Have I ever empathized with Jesus? I’m not sure. I have considered my sin as part of the reason for Jesus’ suffering and death. I have felt bad for that. I have felt grateful for Jesus’ suffering and death in my place. Jesus has certainly entered into my suffering. The question is have I ever entered into his suffering? How would that be possible, you ask. Let’s remember another one of Paul’s prayers. Let’s call this one the “Prayer to get beyond adolescent faith;” aka The Prayer for Maturity.

“I want to know Christ, and the power of his resurrection and the fellowship of sharing in his sufferings, becoming like him in his death; that I might somehow attain to the resurrection of the dead.” Philippians 3:10-11.
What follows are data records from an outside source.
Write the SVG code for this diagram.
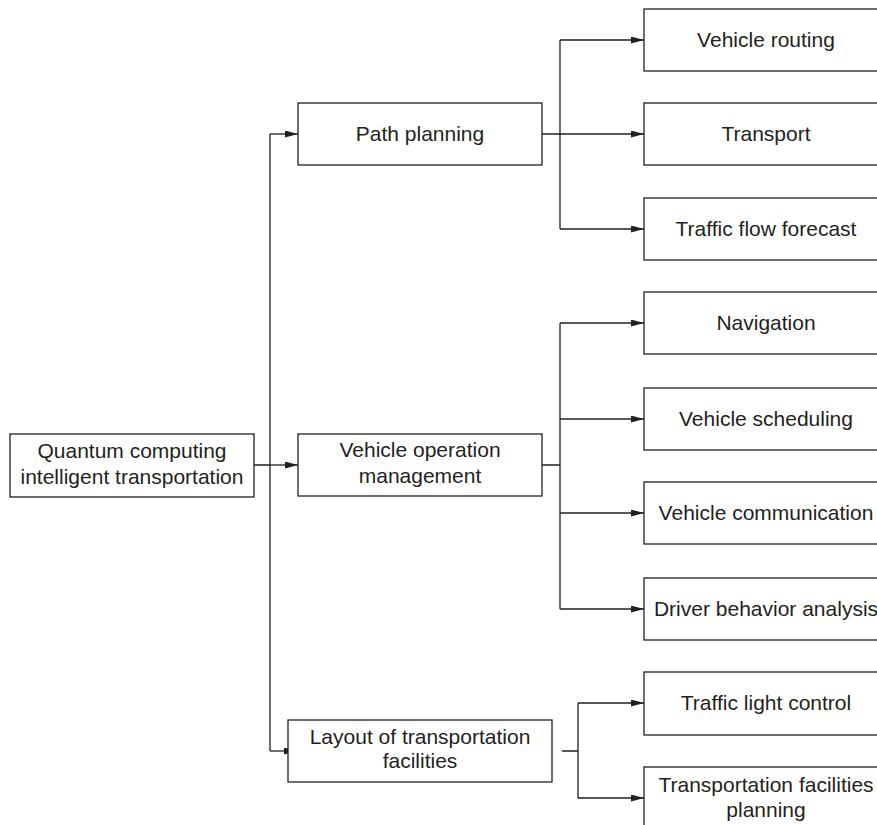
<svg xmlns="http://www.w3.org/2000/svg" width="877" height="825" viewBox="0 0 877 825">
<style>
.box{fill:#fff;stroke:#231f20;stroke-width:1.3}
.t{font-family:"Liberation Sans",Arial,sans-serif;font-size:21px;fill:#231f20;text-anchor:middle}
.c{fill:none;stroke:#231f20;stroke-width:1.3}
.a{fill:none;stroke:#231f20;stroke-width:1.3;marker-end:url(#ah)}
</style>
<defs>
<marker id="ah" markerUnits="userSpaceOnUse" markerWidth="13" markerHeight="8" refX="13" refY="3.5" orient="auto">
<path d="M0,0 L13,3.5 L0,7 z" fill="#231f20"/>
</marker>
</defs>
<rect width="877" height="825" fill="#fff"/>
<g id="connectors">
<path class="c" d="M254,465 H270 M270,134 V751"/>
<path class="a" d="M270,134 H298"/>
<path class="a" d="M270,465 H298"/>
<path class="a" d="M270,751 H297"/>
<path class="c" d="M560,40 V229"/>
<path class="a" d="M542,134 H644"/>
<path class="a" d="M560,40 H644"/>
<path class="a" d="M560,229 H644"/>
<path class="c" d="M542,465 H560 M560,323 V609"/>
<path class="a" d="M560,323 H644"/>
<path class="a" d="M560,419 H644"/>
<path class="a" d="M560,513 H644"/>
<path class="a" d="M560,609 H644"/>
<path class="c" d="M562,751 H578 M578,703 V798"/>
<path class="a" d="M578,703 H644"/>
<path class="a" d="M578,798 H644"/>
</g>
<g id="root"><rect class="box" x="10" y="434" width="244" height="63"/><text class="t" x="132" y="457.5">Quantum computing</text><text class="t" x="132" y="483.5">intelligent transportation</text></g>
<g id="path-planning"><rect class="box" x="298" y="103" width="244" height="62"/><text class="t" x="420" y="141">Path planning</text></g>
<g id="vehicle-operation"><rect class="box" x="298" y="434" width="244" height="62"/><text class="t" x="420" y="457">Vehicle operation</text><text class="t" x="420" y="483">management</text></g>
<g id="layout-facilities"><rect class="box" x="288" y="720" width="264" height="62"/><text class="t" x="420" y="744">Layout of transportation</text><text class="t" x="420" y="768">facilities</text></g>
<g id="vehicle-routing"><rect class="box" x="644" y="9" width="244" height="62"/><text class="t" x="766" y="47">Vehicle routing</text></g>
<g id="transport"><rect class="box" x="644" y="103" width="244" height="62"/><text class="t" x="766" y="141">Transport</text></g>
<g id="traffic-flow"><rect class="box" x="644" y="198" width="244" height="62"/><text class="t" x="766" y="236">Traffic flow forecast</text></g>
<g id="navigation"><rect class="box" x="644" y="292" width="244" height="62"/><text class="t" x="766" y="330">Navigation</text></g>
<g id="vehicle-scheduling"><rect class="box" x="644" y="388" width="244" height="62"/><text class="t" x="766" y="426">Vehicle scheduling</text></g>
<g id="vehicle-communication"><rect class="box" x="644" y="482" width="244" height="62"/><text class="t" x="766" y="520">Vehicle communication</text></g>
<g id="driver-behavior"><rect class="box" x="644" y="578" width="244" height="62"/><text class="t" x="766" y="616">Driver behavior analysis</text></g>
<g id="traffic-light"><rect class="box" x="644" y="672" width="244" height="63"/><text class="t" x="766" y="710">Traffic light control</text></g>
<g id="facilities-planning"><rect class="box" x="644" y="767" width="244" height="62"/><text class="t" x="766" y="792">Transportation facilities</text><text class="t" x="766" y="817">planning</text></g>
</svg>
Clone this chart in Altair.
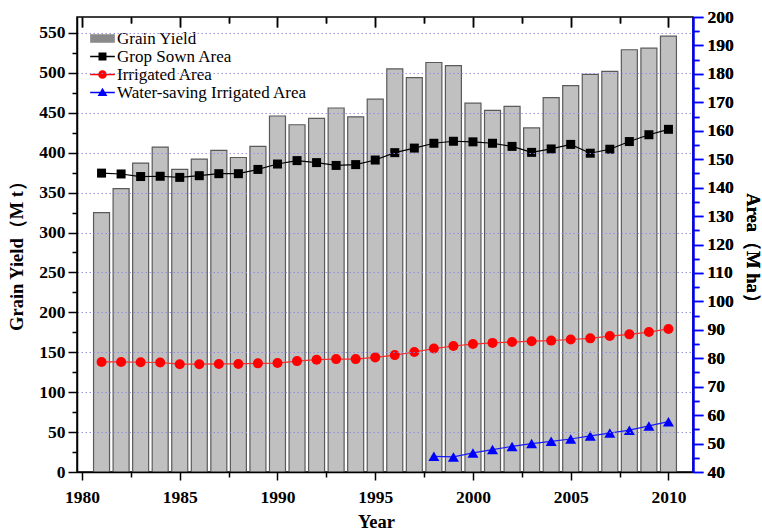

Admittedly, it’s difficult to read a text like today’s from a pre-Easter Sunday vantage point. We must ask ourselves, what would that have been like to be one of those twelve disciples who had left everything to follow Jesus and who had witnessed the most extraordinary and unprecedented things imaginable and who had just gotten the news that things were about to take a fatal turn for the worse. You don’t even hear the “raised from the dead” part. It doesn’t register. You only hear that he’s going to be killed.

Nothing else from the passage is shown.